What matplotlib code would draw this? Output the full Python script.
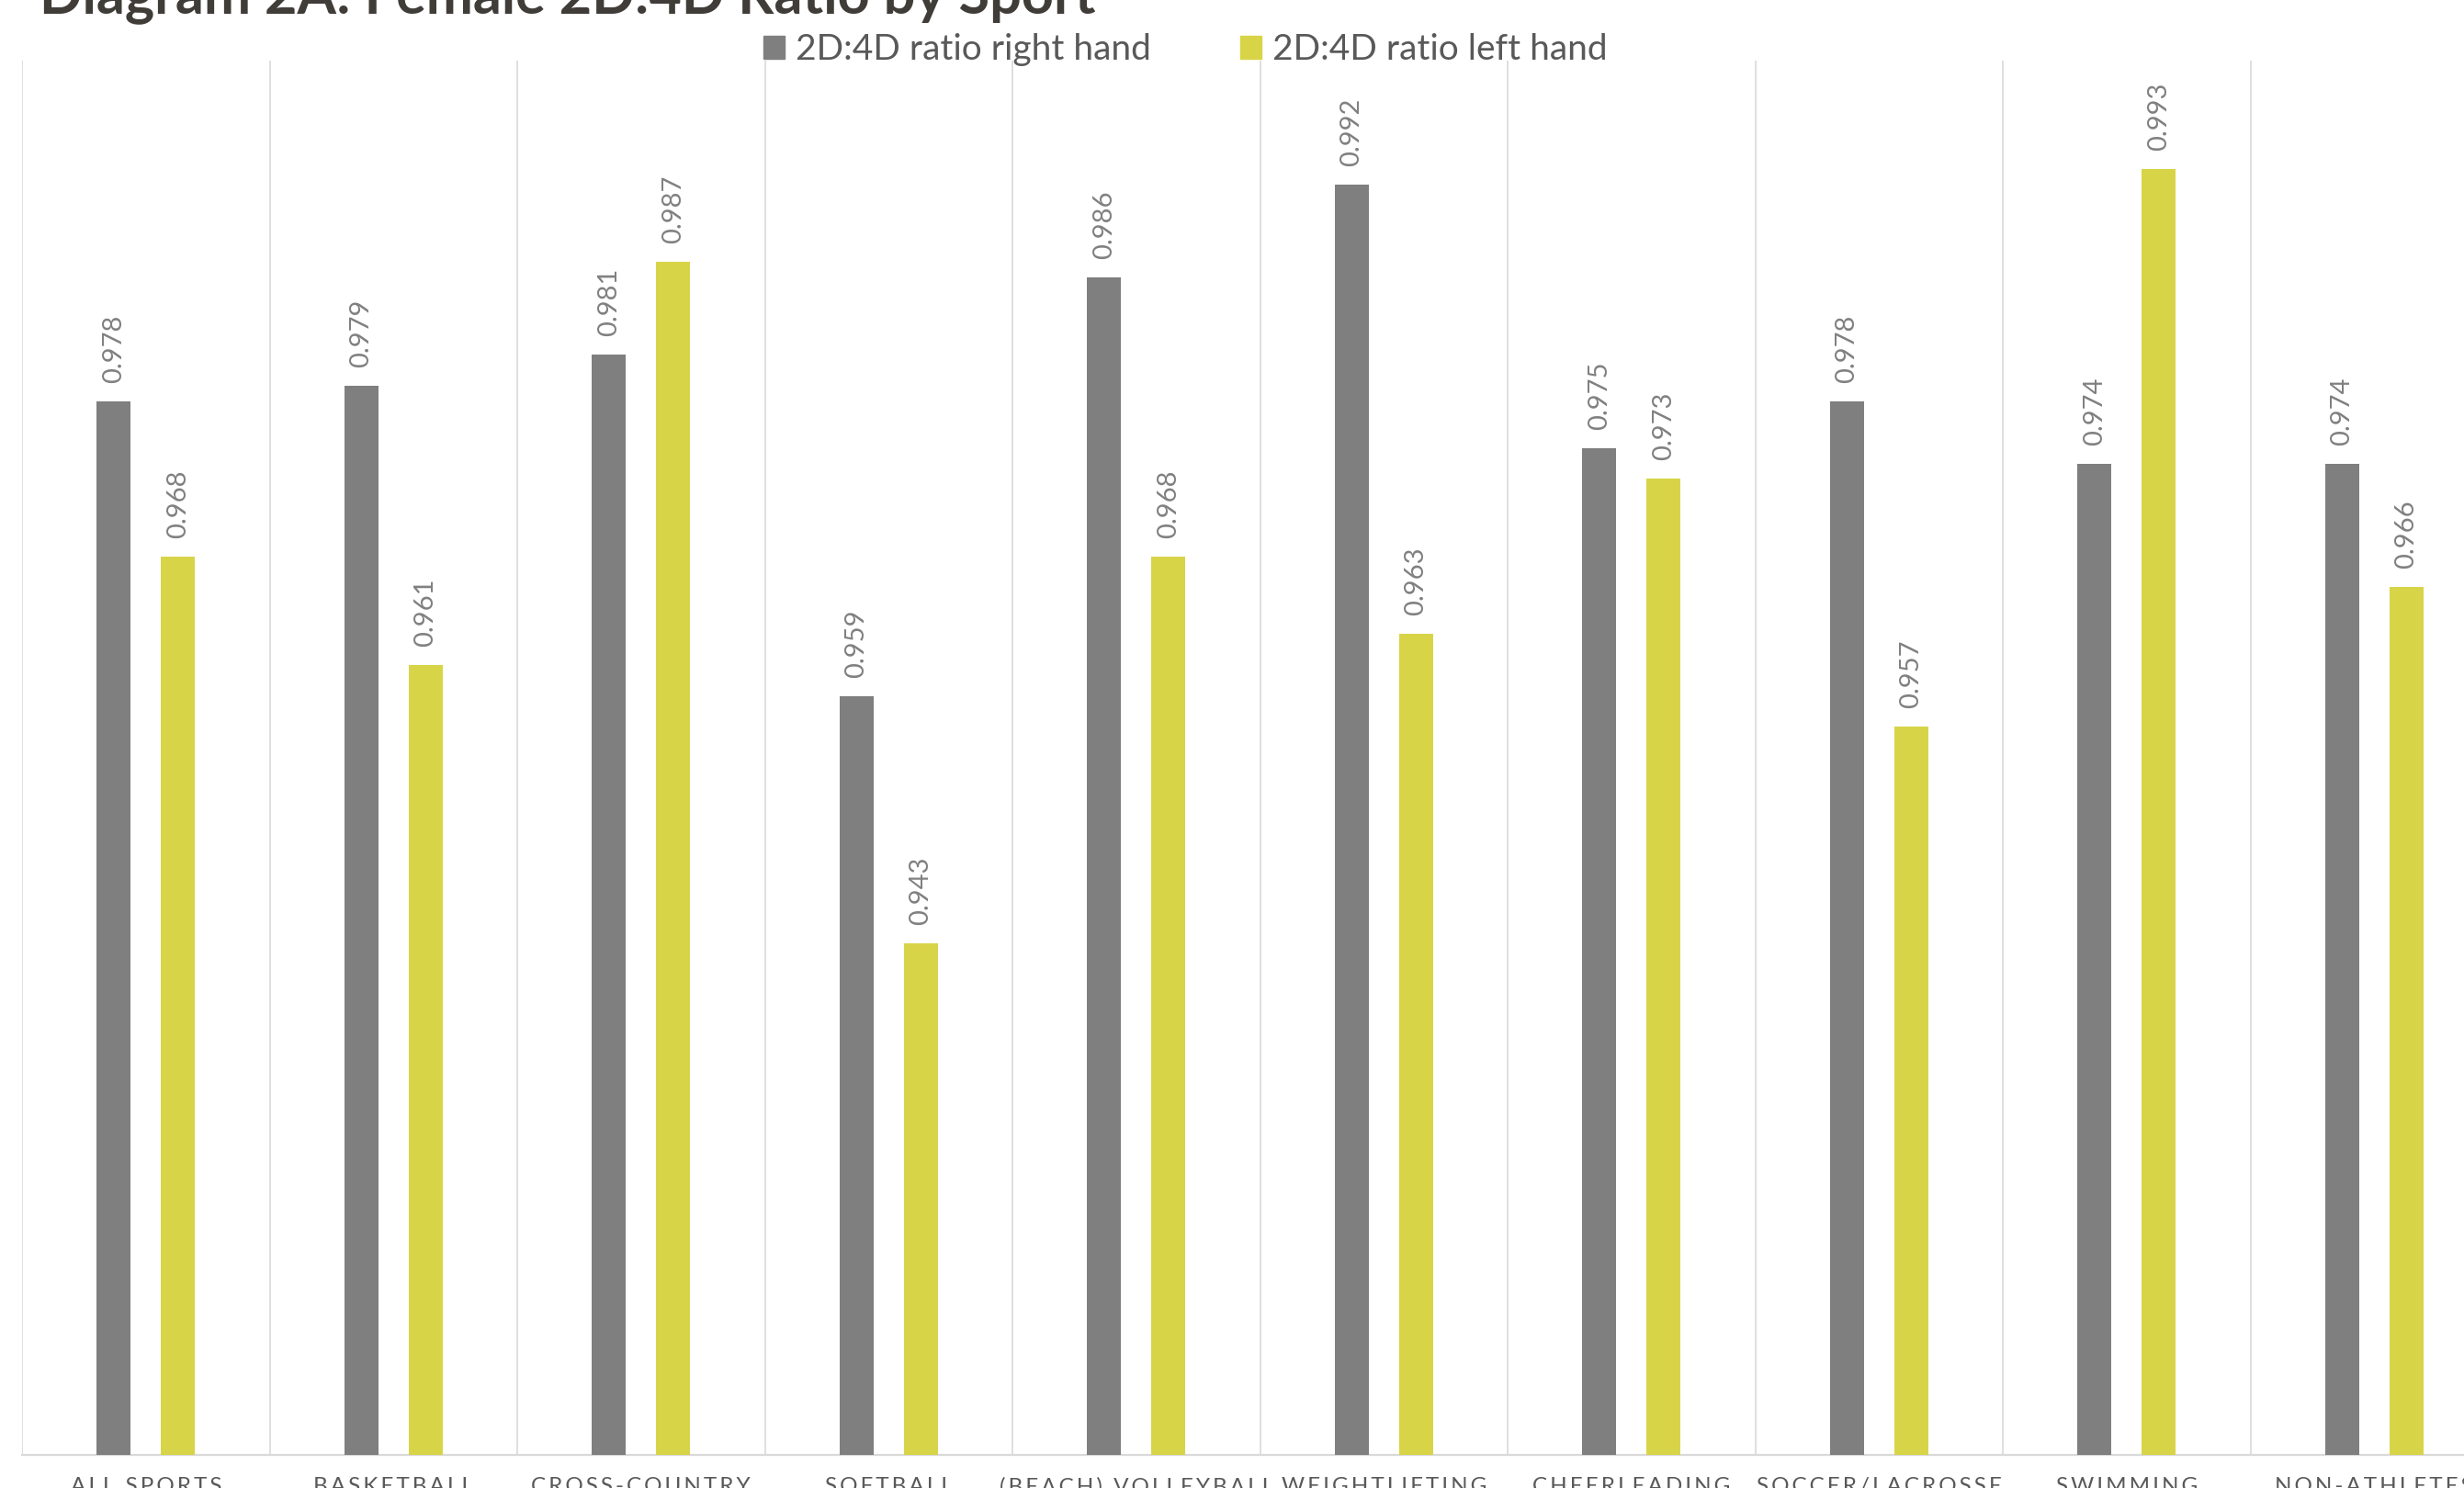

--

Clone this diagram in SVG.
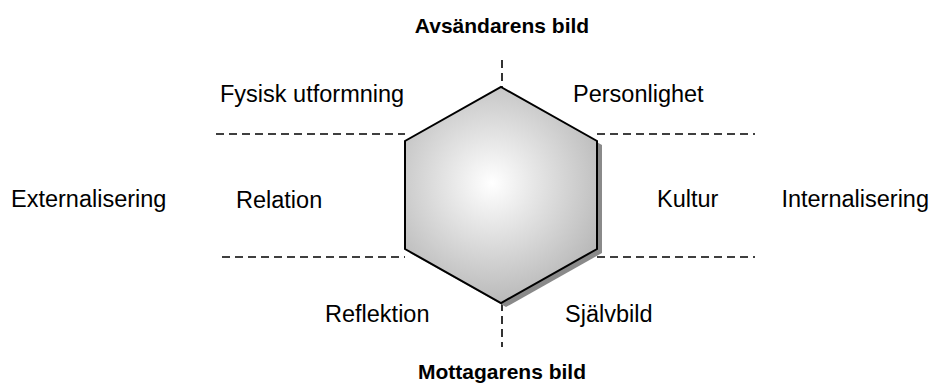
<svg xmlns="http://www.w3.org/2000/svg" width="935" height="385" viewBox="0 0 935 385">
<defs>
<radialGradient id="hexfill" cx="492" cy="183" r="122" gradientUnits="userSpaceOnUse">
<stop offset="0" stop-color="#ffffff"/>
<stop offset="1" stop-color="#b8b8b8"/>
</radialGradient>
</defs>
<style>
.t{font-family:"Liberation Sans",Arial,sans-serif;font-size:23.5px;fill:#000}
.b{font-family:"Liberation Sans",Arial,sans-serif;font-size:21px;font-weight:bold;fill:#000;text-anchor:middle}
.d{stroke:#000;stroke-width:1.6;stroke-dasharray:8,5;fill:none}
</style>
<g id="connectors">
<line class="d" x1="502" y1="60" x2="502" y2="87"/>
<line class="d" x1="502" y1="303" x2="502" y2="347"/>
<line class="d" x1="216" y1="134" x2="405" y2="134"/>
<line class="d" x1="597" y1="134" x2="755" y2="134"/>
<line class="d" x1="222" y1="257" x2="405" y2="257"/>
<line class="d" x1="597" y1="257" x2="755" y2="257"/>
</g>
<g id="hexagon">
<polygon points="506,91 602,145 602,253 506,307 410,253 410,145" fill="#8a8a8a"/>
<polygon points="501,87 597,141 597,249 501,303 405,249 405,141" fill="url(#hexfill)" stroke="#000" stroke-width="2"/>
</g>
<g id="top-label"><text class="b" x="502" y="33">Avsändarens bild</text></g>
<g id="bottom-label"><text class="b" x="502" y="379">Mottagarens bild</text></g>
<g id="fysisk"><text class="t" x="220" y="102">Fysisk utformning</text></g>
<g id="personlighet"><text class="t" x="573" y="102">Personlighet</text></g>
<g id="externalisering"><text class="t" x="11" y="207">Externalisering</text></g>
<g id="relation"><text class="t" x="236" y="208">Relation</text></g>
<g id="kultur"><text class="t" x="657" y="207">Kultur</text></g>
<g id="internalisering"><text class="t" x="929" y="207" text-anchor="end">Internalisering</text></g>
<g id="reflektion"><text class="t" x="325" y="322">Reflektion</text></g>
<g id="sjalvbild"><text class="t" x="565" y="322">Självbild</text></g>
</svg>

==

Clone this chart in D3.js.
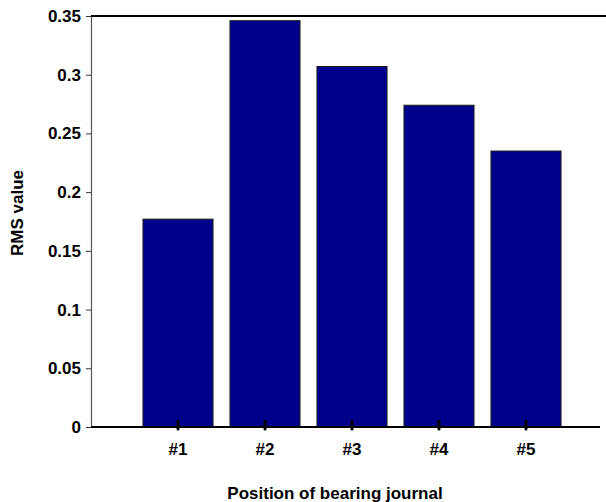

• THE TASK
Gather each line that holds "Clone".

• WRITTEN REPLY
Clone this diagram in SVG.
Clone this chart in D3.js.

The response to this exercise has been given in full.